Who are the judges on Supermarket Stakeout?

The judges on "Supermarket Stakeout" are just as important as the contestants as they are the ultimate decision-makers. No stranger to judging herself, Guarnaschelli is otherwise occupied as host in this instance, so the producers have to pick judges carefully — and man, did they do these celeb cooks justice.

Distractify notes that the judges were picked based on their popularity and expertise. These celeb judges include Scott Conant, a chef and restaurateur who's judged on countless other Food Network shows; Giada De Laurentiis, "a household name for foodies everywhere" who cooks up delicious Italian favorites; Bobby Flay, another well-known chef and restaurateur with a Food Network history; and Molly Yeh, a "chef and food blogger" who makes some pretty far out recipes herself. And while there are other chef judges, these are the biggest cooking names to grace the screen as of now — at least according to Distractify.

What does the future hold for Supermarket Stakeout?
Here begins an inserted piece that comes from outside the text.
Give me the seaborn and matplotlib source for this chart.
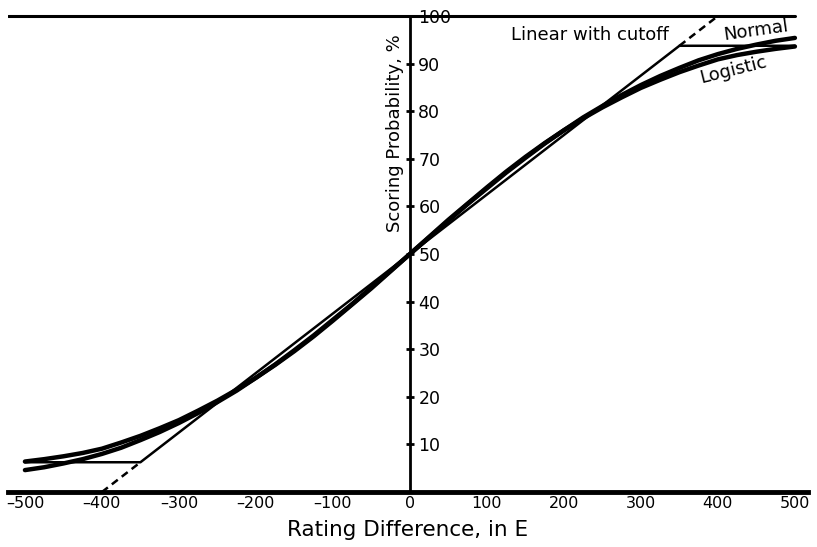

It would seem that no one is truly sure whether or not "Supermarket Stakeout" will be getting another season. According to ScreenRant, while it is possible, as of May 2021 there's no final word on whether the show will get the green light for another season. But fear not! Guarnaschelli has given fans some hope, posting on Twitter that at the very least they're "working on it" — which is the best that can be hoped for right now.

So while "Supermarket Stakeout" has some food TV lovers buzzing, fans don't yet have the Season 4 renewal that they are hoping for. However, that does give you more time to catch up on Season 1 through 3 of the popular program. Armed with juicy gossip and fun facts, who cares if "Supermarket Stakeout" may not be as it seems? It still makes for some entertaining television for those lazy nights in.